Present and former legislative employees may be required to disclose information otherwise protected by G.S. 120-132 concerning redistricting the North Carolina General Assembly or the Congressional Districts upon the act establishing the relevant district plan becoming law.
What about a state senator's communications
with private citizens while redistricting a city
like Roy Carroll, Jim Melvin or Skip Alston?
(b) Nothing in this Chapter nor in Chapter 132 of the General Statutes shall be construed as a waiver of the common law attorney-client privilege nor of the common law work product doctrine with respect to legislators as defined in G.S. 120-129. (1983, c. 900, s. 1; 1995, c. 20, s. 13; 2013-410, s. 36.7.)
Section 120-133 of the North Carolina General Statutes does not waive the right of legislators to assert the attorney-client privilege or work-product doctrine in litigation concerning redistricting...
There is no pending litigation in Greensboro yet,
so all or most communications
between Trudy Wade, her staff and the public should be public record.
...During the legislative process leading up to and following enactment, the defendant members of the General Assembly, including Senate President Pro Tempore Philip Berger, House Speaker Thom Tillis, Senate Redistricting Chair Robert Rucho, and House Redistricting Chair David Lewis, received legal advice from lawyers employed by the Attorney General of North Carolina and two private law firms...
Did Trudy receive legal advice?
...on 8 and 17 November 2011, plaintiffs served requests for production of documents on defendants pursuant to Rule 34 of the North Carolina Rules of Civil Procedure. These requests sought production of a variety of communications concerning enactment of the redistricting plans.

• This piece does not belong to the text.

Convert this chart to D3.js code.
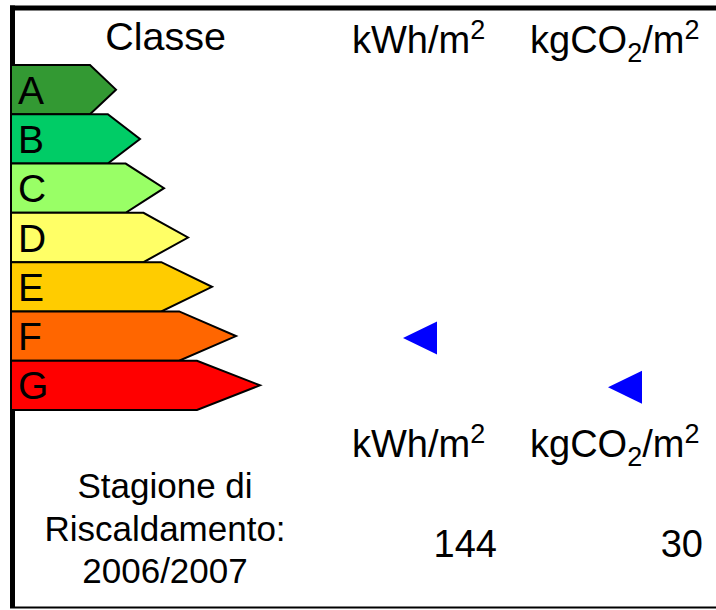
<!DOCTYPE html>
<html>
<head>
<meta charset="utf-8">
<script src="https://cdn.jsdelivr.net/npm/d3@7/dist/d3.min.js"></script>
<style>
  html, body { margin: 0; padding: 0; background: #fff; }
  svg { display: block; }
  text { font-family: "Liberation Sans", Arial, sans-serif; fill: #000; }
</style>
</head>
<body>
<svg id="chart" width="716" height="610"></svg>
<script>
// ---- data ----
const classes = ["A", "B", "C", "D", "E", "F", "G"];
const classColors = ["#339933", "#00cc66", "#99ff66", "#ffff66", "#ffcc00", "#ff6600", "#ff0000"];
const indicatorUnits = ["kWh", "kgCO2"];
const indicatorValues = [144, 30];
const indicatorClasses = ["F", "G"];
const seasonLines = ["Stagione di", "Riscaldamento:", "2006/2007"];
const headerTitle = "Classe";

// ---- layout ----
const svg = d3.select("#chart");
const W = 716, H = 610;

const y = d3.scaleBand().domain(classes).range([65, 410]).paddingInner(0);
const idx = d3.scaleOrdinal().domain(classes).range(d3.range(classes.length));
const xCorner = d3.scaleLinear().domain([0, classes.length - 1]).range([90, 197]);
const xTip = d3.scaleLinear().domain([0, classes.length - 1]).range([116, 260]);
const barLeft = 11;

// column positions for the two indicators
const colX = d3.scaleOrdinal().domain(indicatorUnits).range([420, 625]);
const colLabelX = d3.scaleOrdinal().domain(indicatorUnits).range([352, 530]);
const colValueX = d3.scaleOrdinal().domain(indicatorUnits).range([497, 703]);

// frame
svg.append("line").attr("x1", 10).attr("x2", W + 5).attr("y1", 8).attr("y2", 8)
  .attr("stroke", "#000").attr("stroke-width", 5);
svg.append("line").attr("x1", 12.5).attr("x2", 12.5).attr("y1", 5.5).attr("y2", 608)
  .attr("stroke", "#000").attr("stroke-width", 5);
svg.append("line").attr("x1", 10).attr("x2", W + 5).attr("y1", 607.5).attr("y2", 607.5)
  .attr("stroke", "#000").attr("stroke-width", 2);

// header
svg.append("text").attr("x", 165.5).attr("y", 50).attr("text-anchor", "middle")
  .attr("font-size", 39.5).text(headerTitle);

function unitLabel(sel, unit, x, yBase) {
  const t = sel.append("text").attr("x", x).attr("y", yBase).attr("font-size", 38);
  if (unit === "kWh") {
    t.append("tspan").text("kWh/m");
    t.append("tspan").attr("font-size", 27).attr("dy", -14).text("2");
  } else {
    t.append("tspan").text("kgCO");
    t.append("tspan").attr("font-size", 27).attr("dy", 9).text("2");
    t.append("tspan").attr("dy", -9).text("/m");
    t.append("tspan").attr("font-size", 27).attr("dy", -14).text("2");
  }
}
indicatorUnits.forEach(u => unitLabel(svg, u, colLabelX(u), 53));
indicatorUnits.forEach(u => unitLabel(svg, u, colLabelX(u), 457));

// class arrows
const bars = svg.append("g");
bars.selectAll("path").data(classes).join("path")
  .attr("d", c => {
    const i = idx(c), t = y(c), b = t + y.bandwidth(), m = t + y.bandwidth() / 2;
    return `M${barLeft},${t}L${xCorner(i)},${t}L${xTip(i)},${m}L${xCorner(i)},${b}L${barLeft},${b}Z`;
  })
  .attr("fill", (c, i) => classColors[i])
  .attr("stroke", "#000").attr("stroke-width", 2).attr("stroke-linejoin", "miter");

bars.selectAll("text").data(classes).join("text")
  .attr("x", 18).attr("y", c => y(c) + y.bandwidth() / 2 + 14)
  .attr("font-size", 39).text(c => c);

// indicator triangles
svg.append("g").selectAll("path").data(indicatorUnits).join("path")
  .attr("d", (u, i) => {
    const cx = colX(u), cy = y(indicatorClasses[i]) + y.bandwidth() / 2 + 2;
    return `M${cx - 17},${cy}L${cx + 17},${cy - 16.5}L${cx + 17},${cy + 16.5}Z`;
  })
  .attr("fill", "#0000ff");

// season text
svg.append("g").selectAll("text").data(seasonLines).join("text")
  .attr("x", 165).attr("y", (d, i) => 498 + i * 42.5)
  .attr("text-anchor", "middle").attr("font-size", 35).text(d => d);

// values
svg.append("g").selectAll("text").data(indicatorUnits).join("text")
  .attr("x", u => colValueX(u)).attr("y", 557)
  .attr("text-anchor", "end").attr("font-size", 38)
  .text((u, i) => indicatorValues[i]);
</script>
</body>
</html>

...defendants served written responses to plaintiffs‟ discovery requests, in which they objected to the production of certain categories of documents based upon the attorney-client privilege, legislative privilege, or work-product doctrine.
In support of their motion, plaintiffs cited section 120-133 of the North Carolina General Statutes, which reads: "Notwithstanding any other provision of law, all drafting and information requests to legislative employees and documents prepared by legislative employees for legislators concerning redistricting the North Carolina General Assembly or the Congressional Districts are no longer confidential and become public records upon the act establishing the relevant district plan becoming law."

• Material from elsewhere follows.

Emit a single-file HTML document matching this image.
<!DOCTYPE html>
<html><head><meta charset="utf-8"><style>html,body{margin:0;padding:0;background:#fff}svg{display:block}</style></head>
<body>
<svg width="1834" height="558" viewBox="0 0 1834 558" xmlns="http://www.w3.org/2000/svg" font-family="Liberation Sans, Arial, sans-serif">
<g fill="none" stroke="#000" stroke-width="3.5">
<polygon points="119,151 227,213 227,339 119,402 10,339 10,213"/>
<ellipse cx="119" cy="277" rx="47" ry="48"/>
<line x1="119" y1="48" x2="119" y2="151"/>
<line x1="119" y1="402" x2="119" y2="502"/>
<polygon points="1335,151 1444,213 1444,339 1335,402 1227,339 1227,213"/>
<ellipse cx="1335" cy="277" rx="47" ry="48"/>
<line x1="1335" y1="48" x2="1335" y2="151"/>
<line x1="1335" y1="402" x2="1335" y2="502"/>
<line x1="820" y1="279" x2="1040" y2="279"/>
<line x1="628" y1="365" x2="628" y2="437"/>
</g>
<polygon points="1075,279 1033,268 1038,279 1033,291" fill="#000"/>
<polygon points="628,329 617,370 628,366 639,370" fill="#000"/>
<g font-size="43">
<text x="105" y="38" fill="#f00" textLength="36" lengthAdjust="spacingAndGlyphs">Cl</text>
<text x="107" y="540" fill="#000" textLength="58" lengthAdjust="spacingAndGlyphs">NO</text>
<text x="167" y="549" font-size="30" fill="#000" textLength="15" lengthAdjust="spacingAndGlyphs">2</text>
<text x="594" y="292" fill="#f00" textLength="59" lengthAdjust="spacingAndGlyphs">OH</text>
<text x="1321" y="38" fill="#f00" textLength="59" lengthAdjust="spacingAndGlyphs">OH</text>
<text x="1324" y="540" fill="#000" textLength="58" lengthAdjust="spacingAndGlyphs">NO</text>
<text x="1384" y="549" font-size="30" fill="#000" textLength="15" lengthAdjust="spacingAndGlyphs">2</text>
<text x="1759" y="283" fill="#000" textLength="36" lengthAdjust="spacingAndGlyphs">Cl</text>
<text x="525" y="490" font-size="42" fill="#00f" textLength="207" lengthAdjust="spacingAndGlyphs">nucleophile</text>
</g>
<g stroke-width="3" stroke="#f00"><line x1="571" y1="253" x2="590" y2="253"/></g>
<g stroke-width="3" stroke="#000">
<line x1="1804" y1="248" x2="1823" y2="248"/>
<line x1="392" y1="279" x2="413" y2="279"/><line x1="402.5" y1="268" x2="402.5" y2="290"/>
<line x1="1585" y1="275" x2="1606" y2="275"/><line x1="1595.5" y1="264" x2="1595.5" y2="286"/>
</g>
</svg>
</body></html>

What about redistricting plans for a city?
Operationally, Article 17 places a veil of confidentiality over several specific legislative communications: (1) drafting and information requests made to legislative employees by legislators, N.C.G.S. § 120-130 (2011); (2) documents produced by legislative employees upon the request of legislators, id. § 120-131 (2011)...
Not communications with the public though
who were actively lobbying for the legislation?

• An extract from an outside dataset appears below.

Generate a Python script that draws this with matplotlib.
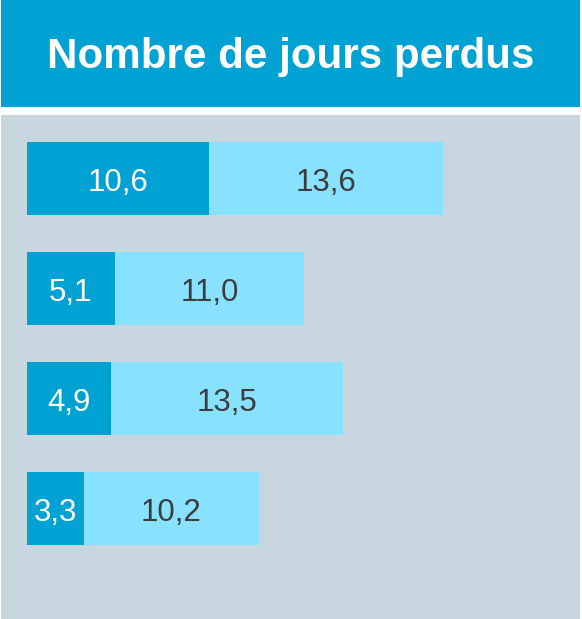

...Article 17 expressly states that these legislative communications are not public records pursuant to the Public Records Act.
...Section 120-133 provides a narrow exception to the protections generally established in Article 17 to help ensure the State‟s compliance with the requirements of the Voting Rights Act.
In effect, section 120-133 permits “all drafting and information requests to legislative employees and documents prepared by legislative employees for legislators concerning redistricting” to become “public records” for this limited purpose. N.C.G.S. § 120-133.
...Defendants seek to protect much of their legislative redistricting work from public scrutiny under the cloak of attorney-client privilege; however, the relevant statutory language could not be clearer in indicating that the privilege is inapplicable here, making waiver irrelevant. The pertinent language of the statute reads: “Notwithstanding any other provision of law, all drafting and information requests to legislative employees and documents prepared by legislative employees for legislators concerning redistricting . . . are no longer confidential and become public records upon the act establishing the relevant district plan becoming law.” N.C.G.S. § 120-133 (2011)
Looks like communications with the public
are public records in the present, before the law is enacted.
...The unequivocal statutory language here can be summed up quite simply: as of 7 November 2011, the dates that this redistricting plan finally became law, all prior “drafting and information requests” and “documents” concerning redistricting ceased to be confidential. Therefore, these requests and documents cannot be covered by the attorney-client privilege, which applies only to confidential communications. This case does not concern a broad waiver of various privileges—the nonconfidential communications in question are simply beyond the protection of the attorney-client privilege...
All confidential communications and documentation
will be public records after the law takes effect.
...the plain and unambiguous terms of the statute provide that all documents (including e-mails) concerning redistricting, even those between legislators and outside counsel, ceased to be confidential upon final enactment of the law on 7 November 2011. Because N.C.G.S. § 120-133 renders these communications “no longer confidential” upon enactment of the districts (and because this litigation commenced after enactment of the law), the attorney-client privilege cannot apply.
...As the Fourth Circuit has stated, only those materials prepared specifically “because of” litigation are protected, not those that are created “with the general possibility of litigation in mind.” Nat’l Union Fire Ins. Co. v. Murray Sheet Metal Co., 967 F.2d 980, 984 (4th Cir. 1992).
...“[m]aterials prepared in the ordinary course of business are not protected.” Willis, 291 N.C. at 35, 229 S.E.2d at 201 (citation omitted); See Nat’l Union Fire Ins., 967 F.2d at 984. Maps, tables, plans, and other materials and discussions related to the actual writing of the redistricting legislation are obviously prepared in the ordinary course of business of the legislature.'
...any documents that relate to the substance of the redistricting legislation (decisions on where to draw district lines, analysis of census data, etc.) should not be covered by work-product protection.
...Because the materials necessary to show whether the legislature violated the basic rules of redistricting as set forth by the U.S. Supreme Court may well lie among those documents now claimed as privileged, plaintiffs may have a reasonable claim to an exception to work-product protection.
I would hold that documents listed in N.C.G.S. § 120-133 are not subject to attorney-client privilege because, following enactment of the redistricting legislation on 7 November 2011, those documents are not confidential."